WHAT IS ASKED => Faithfully return all lines, omitting every embedded picture.

DATA EXTRACT =>
****************************************

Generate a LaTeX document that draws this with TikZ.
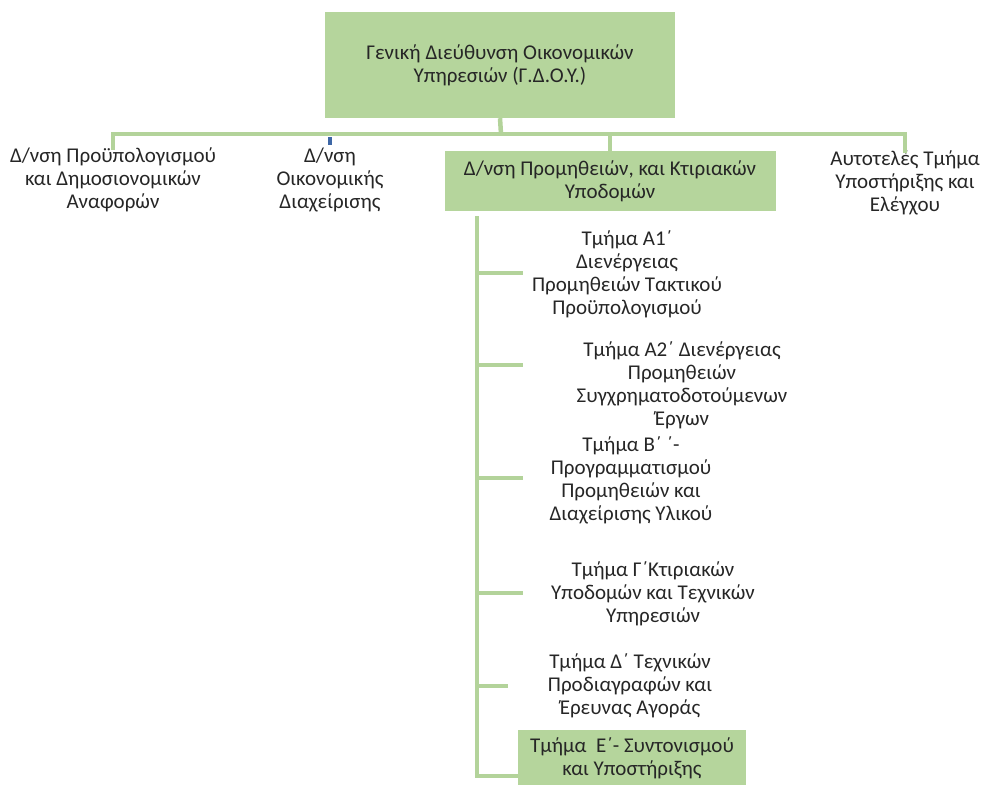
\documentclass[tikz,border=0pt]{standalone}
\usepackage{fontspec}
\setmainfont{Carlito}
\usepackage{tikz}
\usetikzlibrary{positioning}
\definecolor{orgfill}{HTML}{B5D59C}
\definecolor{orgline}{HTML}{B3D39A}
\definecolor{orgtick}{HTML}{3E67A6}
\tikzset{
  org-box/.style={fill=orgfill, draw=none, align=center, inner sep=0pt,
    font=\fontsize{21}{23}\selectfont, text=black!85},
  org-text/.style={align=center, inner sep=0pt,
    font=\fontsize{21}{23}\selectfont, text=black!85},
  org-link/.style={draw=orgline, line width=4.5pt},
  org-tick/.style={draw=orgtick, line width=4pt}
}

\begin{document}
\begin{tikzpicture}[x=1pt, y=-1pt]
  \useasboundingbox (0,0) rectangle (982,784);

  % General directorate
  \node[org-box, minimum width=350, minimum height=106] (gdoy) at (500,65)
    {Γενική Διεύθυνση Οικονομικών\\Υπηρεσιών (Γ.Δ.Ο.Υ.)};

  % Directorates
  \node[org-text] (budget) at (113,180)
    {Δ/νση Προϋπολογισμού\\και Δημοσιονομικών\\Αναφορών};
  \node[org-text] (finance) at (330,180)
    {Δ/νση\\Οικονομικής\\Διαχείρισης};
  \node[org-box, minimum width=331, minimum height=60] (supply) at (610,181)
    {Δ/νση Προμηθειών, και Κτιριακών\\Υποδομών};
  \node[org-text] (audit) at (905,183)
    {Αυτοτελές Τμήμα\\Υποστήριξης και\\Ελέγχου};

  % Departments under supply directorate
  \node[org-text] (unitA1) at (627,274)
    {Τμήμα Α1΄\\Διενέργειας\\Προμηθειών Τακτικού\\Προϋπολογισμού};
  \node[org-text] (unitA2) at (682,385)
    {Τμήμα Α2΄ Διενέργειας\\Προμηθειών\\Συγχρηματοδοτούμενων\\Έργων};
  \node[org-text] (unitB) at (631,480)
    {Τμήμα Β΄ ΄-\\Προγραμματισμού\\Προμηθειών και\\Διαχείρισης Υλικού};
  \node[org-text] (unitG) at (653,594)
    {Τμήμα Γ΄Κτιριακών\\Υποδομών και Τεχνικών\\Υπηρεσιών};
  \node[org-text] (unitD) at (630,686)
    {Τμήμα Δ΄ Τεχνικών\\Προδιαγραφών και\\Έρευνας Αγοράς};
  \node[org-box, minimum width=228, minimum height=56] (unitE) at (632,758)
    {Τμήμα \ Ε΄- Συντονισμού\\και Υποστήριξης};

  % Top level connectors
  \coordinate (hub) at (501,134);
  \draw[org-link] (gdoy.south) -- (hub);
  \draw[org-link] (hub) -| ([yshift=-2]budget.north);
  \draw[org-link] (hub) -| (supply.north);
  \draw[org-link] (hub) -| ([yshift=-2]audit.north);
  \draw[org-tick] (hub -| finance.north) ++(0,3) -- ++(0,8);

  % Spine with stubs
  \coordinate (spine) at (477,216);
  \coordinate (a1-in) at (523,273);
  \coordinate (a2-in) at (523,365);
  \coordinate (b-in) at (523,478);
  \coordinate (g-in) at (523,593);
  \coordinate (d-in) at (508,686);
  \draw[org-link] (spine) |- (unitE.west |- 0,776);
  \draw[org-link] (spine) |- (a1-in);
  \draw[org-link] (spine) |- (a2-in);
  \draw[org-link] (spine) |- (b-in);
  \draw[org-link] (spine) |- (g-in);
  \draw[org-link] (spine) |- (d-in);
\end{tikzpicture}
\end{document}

****************************************

RESULT FOR THIS EXERCISE =>
Generate a LaTeX document that draws this with TikZ.
\documentclass[tikz,border=0pt]{standalone}
\usepackage{fontspec}
\setmainfont{Carlito}
\usepackage{tikz}
\usetikzlibrary{positioning}
\definecolor{orgfill}{HTML}{B5D59C}
\definecolor{orgline}{HTML}{B3D39A}
\definecolor{orgtick}{HTML}{3E67A6}
\tikzset{
  org-box/.style={fill=orgfill, draw=none, align=center, inner sep=0pt,
    font=\fontsize{21}{23}\selectfont, text=black!85},
  org-text/.style={align=center, inner sep=0pt,
    font=\fontsize{21}{23}\selectfont, text=black!85},
  org-link/.style={draw=orgline, line width=4.5pt},
  org-tick/.style={draw=orgtick, line width=4pt}
}

\begin{document}
\begin{tikzpicture}[x=1pt, y=-1pt]
  \useasboundingbox (0,0) rectangle (982,784);

  % General directorate
  \node[org-box, minimum width=350, minimum height=106] (gdoy) at (500,65)
    {Γενική Διεύθυνση Οικονομικών\\Υπηρεσιών (Γ.Δ.Ο.Υ.)};

  % Directorates
  \node[org-text] (budget) at (113,180)
    {Δ/νση Προϋπολογισμού\\και Δημοσιονομικών\\Αναφορών};
  \node[org-text] (finance) at (330,180)
    {Δ/νση\\Οικονομικής\\Διαχείρισης};
  \node[org-box, minimum width=331, minimum height=60] (supply) at (610,181)
    {Δ/νση Προμηθειών, και Κτιριακών\\Υποδομών};
  \node[org-text] (audit) at (905,183)
    {Αυτοτελές Τμήμα\\Υποστήριξης και\\Ελέγχου};

  % Departments under supply directorate
  \node[org-text] (unitA1) at (627,274)
    {Τμήμα Α1΄\\Διενέργειας\\Προμηθειών Τακτικού\\Προϋπολογισμού};
  \node[org-text] (unitA2) at (682,385)
    {Τμήμα Α2΄ Διενέργειας\\Προμηθειών\\Συγχρηματοδοτούμενων\\Έργων};
  \node[org-text] (unitB) at (631,480)
    {Τμήμα Β΄ ΄-\\Προγραμματισμού\\Προμηθειών και\\Διαχείρισης Υλικού};
  \node[org-text] (unitG) at (653,594)
    {Τμήμα Γ΄Κτιριακών\\Υποδομών και Τεχνικών\\Υπηρεσιών};
  \node[org-text] (unitD) at (630,686)
    {Τμήμα Δ΄ Τεχνικών\\Προδιαγραφών και\\Έρευνας Αγοράς};
  \node[org-box, minimum width=228, minimum height=56] (unitE) at (632,758)
    {Τμήμα \ Ε΄- Συντονισμού\\και Υποστήριξης};

  % Top level connectors
  \coordinate (hub) at (501,134);
  \draw[org-link] (gdoy.south) -- (hub);
  \draw[org-link] (hub) -| ([yshift=-2]budget.north);
  \draw[org-link] (hub) -| (supply.north);
  \draw[org-link] (hub) -| ([yshift=-2]audit.north);
  \draw[org-tick] (hub -| finance.north) ++(0,3) -- ++(0,8);

  % Spine with stubs
  \coordinate (spine) at (477,216);
  \coordinate (a1-in) at (523,273);
  \coordinate (a2-in) at (523,365);
  \coordinate (b-in) at (523,478);
  \coordinate (g-in) at (523,593);
  \coordinate (d-in) at (508,686);
  \draw[org-link] (spine) |- (unitE.west |- 0,776);
  \draw[org-link] (spine) |- (a1-in);
  \draw[org-link] (spine) |- (a2-in);
  \draw[org-link] (spine) |- (b-in);
  \draw[org-link] (spine) |- (g-in);
  \draw[org-link] (spine) |- (d-in);
\end{tikzpicture}
\end{document}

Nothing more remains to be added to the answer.